AIDS Drugs During Pregnancy Don't Harm Fetus, Study Finds
By SHERYL GAY
STOLBERG
ASHINGTON,
June 12 American doctors routinely prescribe antiretroviral drug cocktails to
pregnant women infected with the AIDS virus despite nagging fears that the
medicines might result in premature or low birth-weight babies. But those fears
are largely unfounded, according to a study made public today.
The study, involving 3,266 expectant mothers infected with the virus, H.I.V.,
found that those who took the drug cocktails were no more likely to give birth
to premature or low birth-weight babies than those who did not.
The research was started by the National Institutes of Health after studies
in Europe suggested that the medicines might pose a risk. Experts said the
findings, which appear in the current issue of The New England Journal of
Medicine, should reassure women and their doctors.

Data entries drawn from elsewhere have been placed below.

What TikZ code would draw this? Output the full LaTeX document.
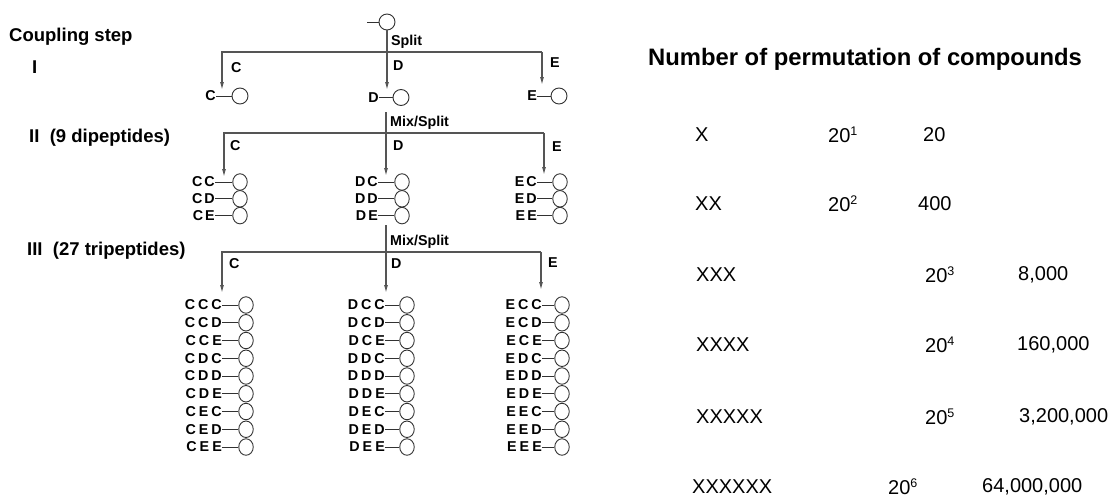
\documentclass[tikz,border=0pt]{standalone}
\usepackage{fontspec}
\setmainfont{Liberation Sans}
\usetikzlibrary{arrows.meta,shapes.geometric}
\definecolor{linegray}{RGB}{85,85,85}
\definecolor{beadgray}{RGB}{50,50,50}
\newcommand\mysup[1]{\raisebox{0.36em}{\fontsize{12.5}{12.5}\selectfont #1}}
\begin{document}
\begin{tikzpicture}[x=1pt,y=-1pt,
  lbl/.style={inner sep=0pt,font=\bfseries\fontsize{14.3}{14.3}\selectfont},
  side/.style={inner sep=0pt,anchor=west,font=\bfseries\fontsize{18.5}{18.5}\selectfont},
  cell/.style={inner sep=0pt,anchor=west,font=\fontsize{20}{20}\selectfont},
  bead/.style={circle,draw=beadgray,line width=0.9pt,minimum size=16pt,inner sep=0pt},
  sbead/.style={ellipse,draw=beadgray,line width=0.9pt,minimum width=14.5pt,minimum height=16.5pt,inner sep=0pt},
  conn/.style={draw=linegray,line width=1.1pt},
  tie/.style={draw=beadgray,line width=0.9pt},
  arr/.style={conn,-{Latex[length=8pt,width=4pt]}}]
\useasboundingbox (0,0) rectangle (1117,498);

% ---------- left labels ----------
\node[side] (cs) at (9,37) {Coupling step};
\node[side] (s1) at (32,67) {I};
\node[side] (s2) at (29,138) {II\ \ (9 dipeptides)};
\node[side] (s3) at (27,251) {III\ \ (27 tripeptides)};

% ---------- step I ----------
\node[bead] (top) at (387,22) {};
\coordinate (stub) at (367,22);
\draw[tie] (stub) -- (top);
\coordinate (h1L) at (222,52);
\coordinate (h1R) at (542,52);
\coordinate (t1C) at (222,90);
\coordinate (t1D) at (386,90);
\coordinate (t1E) at (542,85);
\draw[arr] (top.south) -- (top.south |- t1D);
\draw[arr] (h1R) -- (h1L) -- (t1C);
\draw[arr] (h1R) -- (t1E);
\node[lbl,anchor=west] (split1) at (391,42) {Split};
\node[lbl,anchor=west] (l1C) at (231,68) {C};
\node[lbl,anchor=west] (l1D) at (393,66) {D};
\node[lbl,anchor=west] (l1E) at (550,63) {E};

\node[lbl,anchor=east] (n1C) at (216,96) {C};
\node[bead] (b1C) at (240,96) {};
\draw[tie] (n1C) -- (b1C);
\node[lbl,anchor=east] (n1D) at (379,97.5) {D};
\node[bead] (b1D) at (401,97.5) {};
\draw[tie] (n1D) -- (b1D);
\node[lbl,anchor=east] (n1E) at (537,96) {E};
\node[bead] (b1E) at (559,96) {};
\draw[tie] (n1E) -- (b1E);

% ---------- step II ----------
\coordinate (m2) at (386,112);
\coordinate (h2L) at (224,133);
\coordinate (h2R) at (544,133);
\coordinate (t2C) at (224,177);
\coordinate (t2D) at (386,176);
\coordinate (t2E) at (544,175);
\draw[arr] (m2) -- (t2D);
\draw[arr] (h2R) -- (h2L) -- (t2C);
\draw[arr] (h2R) -- (t2E);
\node[lbl,anchor=west] (mix2) at (390,123) {Mix/Split};
\node[lbl,anchor=west] (l2C) at (230,146) {C};
\node[lbl,anchor=west] (l2D) at (393,146) {D};
\node[lbl,anchor=west] (l2E) at (552,147) {E};

\foreach \col/\tx/\bx in {C/215/240, D/378/402, E/537/560} {
  \foreach \b [count=\j] in {C,D,E} {
    \pgfmathsetmacro\yy{182+16.8*(\j-1)}
    \node[lbl,anchor=east] (t2\col\b) at (\tx,\yy) {\col\kern2pt\b};
    \node[sbead] (b2\col\b) at (\bx,\yy) {};
    \draw[tie] (t2\col\b) -- (b2\col\b);
  }
}

% ---------- step III ----------
\coordinate (m3) at (386,225);
\coordinate (h3L) at (222,252);
\coordinate (h3R) at (541,252);
\coordinate (t3C) at (222,293);
\coordinate (t3D) at (386,293);
\coordinate (t3E) at (541,290);
\draw[arr] (m3) -- (t3D);
\draw[arr] (h3R) -- (h3L) -- (t3C);
\draw[arr] (h3R) -- (t3E);
\node[lbl,anchor=west] (mix3) at (390,242) {Mix/Split};
\node[lbl,anchor=west] (l3C) at (229,264) {C};
\node[lbl,anchor=west] (l3D) at (391,264) {D};
\node[lbl,anchor=west] (l3E) at (548,263) {E};

\foreach \col/\tx/\bx in {C/222/246, D/385/407, E/542/562} {
  \foreach \a [count=\i] in {C,D,E} {
    \foreach \b [count=\j] in {C,D,E} {
      \pgfmathsetmacro\yy{305+17.75*(3*(\i-1)+\j-1)}
      \node[lbl,anchor=east] (t3\col\a\b) at (\tx,\yy) {\col\kern3pt\a\kern3pt\b};
      \node[sbead] (b3\col\a\b) at (\bx,\yy) {};
      \draw[tie] (t3\col\a\b) -- (b3\col\a\b);
    }
  }
}

% ---------- right table ----------
\node[inner sep=0pt,anchor=west,font=\bfseries\fontsize{23.8}{23.8}\selectfont] (title) at (648,59) {Number of permutation of compounds};

\node[cell] (x1) at (695,135) {X};
\node[cell] (p1) at (828,135) {20\mysup{1}};
\node[cell] (v1) at (923,135) {20};
\node[cell] (x2) at (695,204) {XX};
\node[cell] (p2) at (828,204) {20\mysup{2}};
\node[cell] (v2) at (918,204) {400};
\node[cell] (x3) at (696,275) {XXX};
\node[cell] (p3) at (925,275) {20\mysup{3}};
\node[cell] (v3) at (1018,275) {8,000};
\node[cell] (x4) at (696,345) {XXXX};
\node[cell] (p4) at (925,345) {20\mysup{4}};
\node[cell] (v4) at (1017,345) {160,000};
\node[cell] (x5) at (696,417) {XXXXX};
\node[cell] (p5) at (925,417) {20\mysup{5}};
\node[cell] (v5) at (1019,417) {3,200,000};
\node[cell] (x6) at (692,487) {XXXXXX};
\node[cell] (p6) at (888,487) {20\mysup{6}};
\node[cell] (v6) at (982,487) {64,000,000};
\end{tikzpicture}
\end{document}
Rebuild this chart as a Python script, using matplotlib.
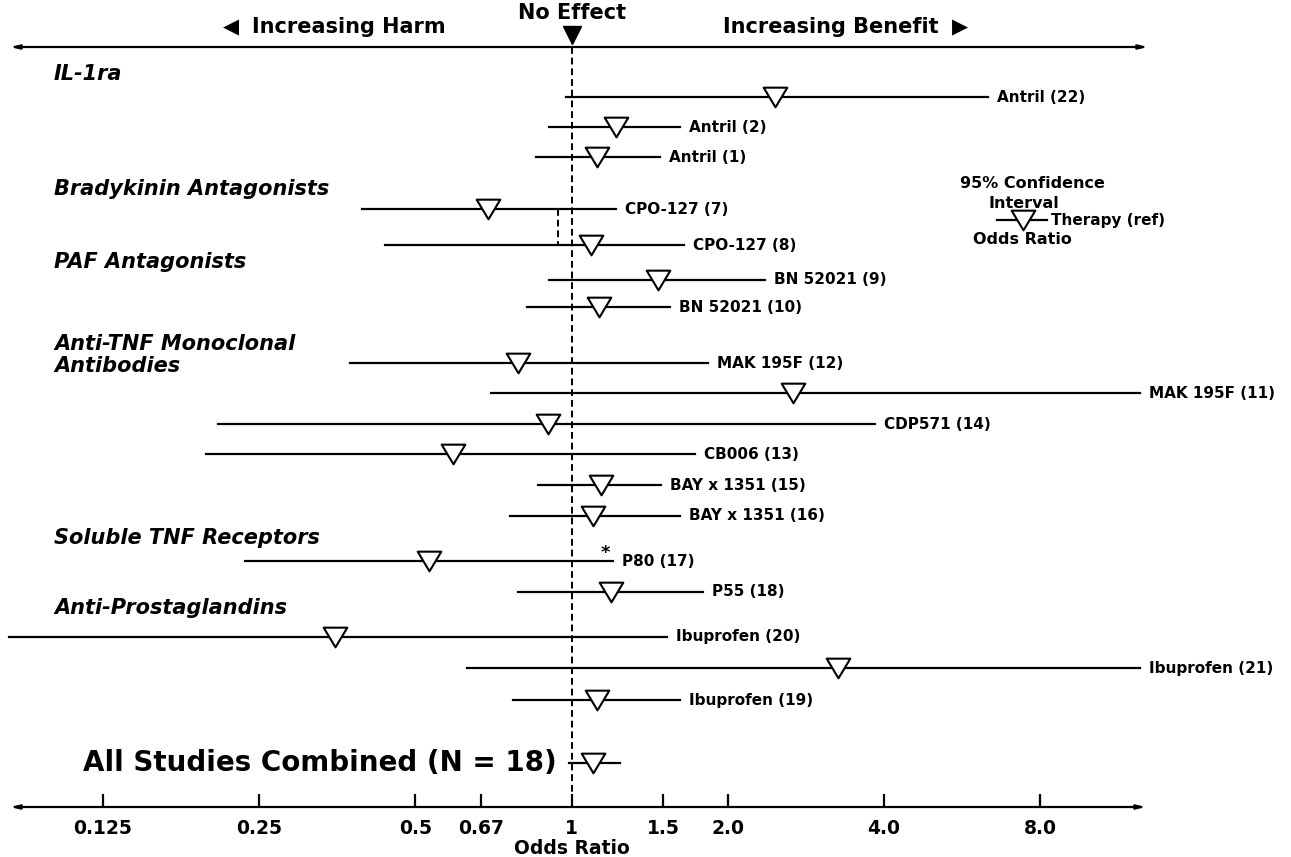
import numpy as np
import matplotlib
matplotlib.use("Agg")
import matplotlib.pyplot as plt
from matplotlib.path import Path

plt.rcParams['font.family'] = ['DejaVu Sans']
plt.rcParams['font.weight'] = 'bold'

# study data: odds ratio with 95% CI
studies = ["Antril (22)", "Antril (2)", "Antril (1)",
           "CPO-127 (7)", "CPO-127 (8)",
           "BN 52021 (9)", "BN 52021 (10)",
           "MAK 195F (12)", "MAK 195F (11)", "CDP571 (14)", "CB006 (13)",
           "BAY x 1351 (15)", "BAY x 1351 (16)",
           "P80 (17)", "P55 (18)",
           "Ibuprofen (20)", "Ibuprofen (21)", "Ibuprofen (19)"]
odds_ratio = [2.47, 1.22, 1.12,
              0.69, 1.09,
              1.47, 1.13,
              0.79, 2.67, 0.90, 0.59,
              1.14, 1.10,
              0.53, 1.19,
              0.35, 3.26, 1.12]
ci_low = [0.975, 0.905, 0.854,
          0.395, 0.437,
          0.905, 0.82,
          0.374, 0.70, 0.208, 0.197,
          0.86, 0.76,
          0.235, 0.79,
          0.0824, 0.63, 0.77]
ci_high = [6.35, 1.62, 1.48,
           1.22, 1.65,
           2.36, 1.55,
           1.83, 12.46, 3.84, 1.73,
           1.49, 1.62,
           1.20, 1.79,
           1.53, 12.46, 1.62]

combined_or = 1.10
combined_low = 0.99
combined_high = 1.24
cpo_pooled = 0.94  # short dashed line between the two CPO-127 studies

groups = ["IL-1ra", "Bradykinin Antagonists", "PAF Antagonists",
          "Anti-TNF Monoclonal\nAntibodies", "Soluble TNF Receptors",
          "Anti-Prostaglandins"]

xticks = [0.125, 0.25, 0.5, 0.67, 1, 1.5, 2.0, 4.0, 8.0]
xtick_labels = ["0.125", "0.25", "0.5", "0.67", "1", "1.5", "2.0", "4.0", "8.0"]

# layout (vertical pixel positions of the rows)
row_y = [97, 127, 157, 209, 245, 280, 307, 363, 393, 424, 454, 485, 516,
         561, 592, 637, 668, 700]
group_y = [74, 189, 262, 355, 538, 608]
combined_y = 763

W, H = 1291, 857
fig = plt.figure(figsize=(W / 100, H / 100), dpi=100)
ax = fig.add_axes([0, 0, 1, 1])
ax.set_xscale('log', base=2)
# pixel x = 571.6 + 156.2 * log2(OR)
x0, octave = 571.6, 156.2
ax.set_xlim(2 ** (-x0 / octave), 2 ** ((W - x0) / octave))
ax.set_ylim(H, 0)
ax.axis('off')

fx = lambda p: p / W  # pixel -> axes fraction
tr = ax.get_yaxis_transform()

tri = Path([(-1.2, 1), (1.2, 1), (0, -1), (-1.2, 1)],
           [Path.MOVETO, Path.LINETO, Path.LINETO, Path.CLOSEPOLY])

# no effect line
ax.plot([1, 1], [47, 805], color='black', lw=1.4, ls=(0, (3.5, 2)), zorder=1)
ax.plot([cpo_pooled] * 2, [row_y[3], row_y[4]], color='black', lw=1.4,
        ls=(0, (3.5, 2)), zorder=1)

for name, o, lo, hi, y in zip(studies, odds_ratio, ci_low, ci_high, row_y):
    ax.plot([lo, hi], [y, y], color='black', lw=1.6, zorder=2)
    ax.plot(o, y, marker=tri, ms=17, mfc='white', mec='black', mew=1.5,
            zorder=3)
    ax.annotate(name, (hi, y), xytext=(9, 0), textcoords='offset pixels',
                ha='left', va='center', fontsize=11)

# asterisk for P80
ax.annotate("*", (ci_high[13], row_y[13]), xytext=(-7, 8),
            textcoords='offset pixels', ha='center', va='center', fontsize=13)

# combined
ax.plot([combined_low, combined_high], [combined_y] * 2, color='black', lw=1.6)
ax.plot(combined_or, combined_y, marker=tri, ms=17, mfc='white', mec='black',
        mew=1.5, zorder=3)
ax.text(fx(83), combined_y, "All Studies Combined (N = 18)", transform=tr,
        ha='left', va='center', fontsize=20)

for g, y in zip(groups, group_y):
    ax.text(fx(54), y, g, transform=tr, ha='left', va='center', fontsize=15,
            style='italic', linespacing=1.15)

# top axis with direction labels
ax.annotate("", xy=(fx(1148), 47), xytext=(fx(10), 47), xycoords=tr,
            textcoords=tr,
            arrowprops=dict(arrowstyle='<|-|>,head_length=0.5,head_width=0.12',
                            color='black', lw=1.6, shrinkA=0, shrinkB=0))
ax.text(fx(231), 27, "◀", transform=tr, ha='center', va='center', fontsize=15)
ax.text(fx(252), 27, "Increasing Harm", transform=tr, ha='left',
        va='center', fontsize=15)
ax.text(fx(723), 27, "Increasing Benefit", transform=tr, ha='left',
        va='center', fontsize=15)
ax.text(fx(960), 27, "▶", transform=tr, ha='center', va='center', fontsize=15)
ax.text(1, 13, "No Effect", ha='center', va='center', fontsize=15)
ax.plot(1, 35, marker='v', ms=13, color='black')

# bottom axis
ax.annotate("", xy=(fx(1146), 807), xytext=(fx(10), 807), xycoords=tr,
            textcoords=tr,
            arrowprops=dict(arrowstyle='<|-|>,head_length=0.5,head_width=0.12',
                            color='black', lw=1.6, shrinkA=0, shrinkB=0))
ax.vlines(xticks, 794, 807, color='black', lw=1.6)
for t, lab in zip(xticks, xtick_labels):
    ax.text(t, 828, lab, ha='center', va='center', fontsize=13.5)
ax.text(1, 849, "Odds Ratio", ha='center', va='center', fontsize=13.5)

# legend key
ax.text(fx(1032), 183, "95% Confidence", transform=tr, ha='center',
        va='center', fontsize=11.5)
ax.text(fx(1024), 203, "Interval", transform=tr, ha='center', va='center',
        fontsize=11.5)
ax.plot([fx(997), fx(1047)], [220, 220], transform=tr, color='black', lw=1.6)
ax.plot(fx(1023), 220, transform=tr, marker=tri, ms=17, mfc='white',
        mec='black', mew=1.5)
ax.text(fx(1051), 220, "Therapy (ref)", transform=tr, ha='left', va='center',
        fontsize=11)
ax.text(fx(1022), 239, "Odds Ratio", transform=tr, ha='center', va='center',
        fontsize=11.5)

fig.savefig("out.png", dpi=100)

"There was always this little back-of-the-mind concern," said Dr. Anthony
Fauci, director of the National Institute for Allergy and Infectious Diseases,
one of two branches at the N.I.H. that paid for the research. "A chance was
taken in treating those women. This study shows that, in retrospect, it was a
good decision."
The study did, however, suggest an association between a certain class of
AIDS medicines, protease inhibitors and very low birth-weight babies. But the
authors said that finding, based on data on a small subset of women in the
study, was not solid and required further study.
"The numbers were quite small," said Dr. Ruth E. Tuomala, the lead author of
the study and an obstetrician-gynecologist at Brigham and Women's Hospital in
Boston.
It is possible, Dr. Tuomala said, that only the sickest women were treated
with protease inhibitors, and that "the severity of the illness is responsible
for the lower birth weight, as opposed to the drug itself."
The Centers for Disease Control and Prevention estimates that 6,000 H.I.V.-infected
women give birth every year and that 300 to 400 babies are born with the virus.
One of the biggest public health successes of the AIDS epidemic has been the use
of antiretroviral medicines to reduce the spread of the virus from mothers to
infants.
The move toward treatment began in 1994, with publication of a landmark study
showing that the antiretroviral drug AZT sharply reduced mother-to-infant
transmission, by as much as 70 percent. More recently, studies have shown that
the drug cocktails can reduce transmission even further.
The National Institutes of Health study analyzed data from seven large
studies involving pregnant women with H.I.V. to assess the risk of such
complications as premature delivery, low birth weight, stillbirth and low scores
on the Apgar test to determine a newborn's state of health.
The analysis compared 2,123 women who received antiretroviral therapy with
1,143 who did not. Among the treated women, 16 percent gave birth prematurely
defined as prior to the 37th week of the standard 40-week pregnancy compared
with 17 percent of the untreated women.
The percentage of low birth-weight babies, those born weighing less than
2,500 grams, was the same in both groups, 16 percent. The Apgar scores and rates
of stillbirth were also nearly identical.
As a result, experts say, the study is not likely to change medical practice,
which has been to treat H.I.V.-infected expectant mothers as if they were not
pregnant, on the theory that taking care of the disease is best for both mother
and child.
"The goal is to treat the woman and to do it as safely as you can for the
fetus," said Dr. Mary Young, who treats patients with H.I.V. at Georgetown
University Medical Center.
Dr. Young said she avoided one popular protease inhibitor, Sustiva, because
it was known to cause birth defects in animals, and another, Crixivan, because
it caused kidney stones in adults and, she reasoned, might do the same in a
fetus.
Dr. Young said research on the medicine in pregnant women had been scant,
however, and "we are kind of flying blind."
But there have been some studies that suggest the antiretrovirals might cause
harm.
In 1998, Swiss researchers published a study of 30 women that found that
those who received so-called combination therapy had a higher risk of premature
delivery. A larger European study also suggested that protease inhibitors
increased the risk of prematurity. Those studies prompted the institutes'
research.
"They were very small, uncontrolled studies, and everybody knew that," Dr.
Tuomala said. "But nonetheless, you couldn't erase this."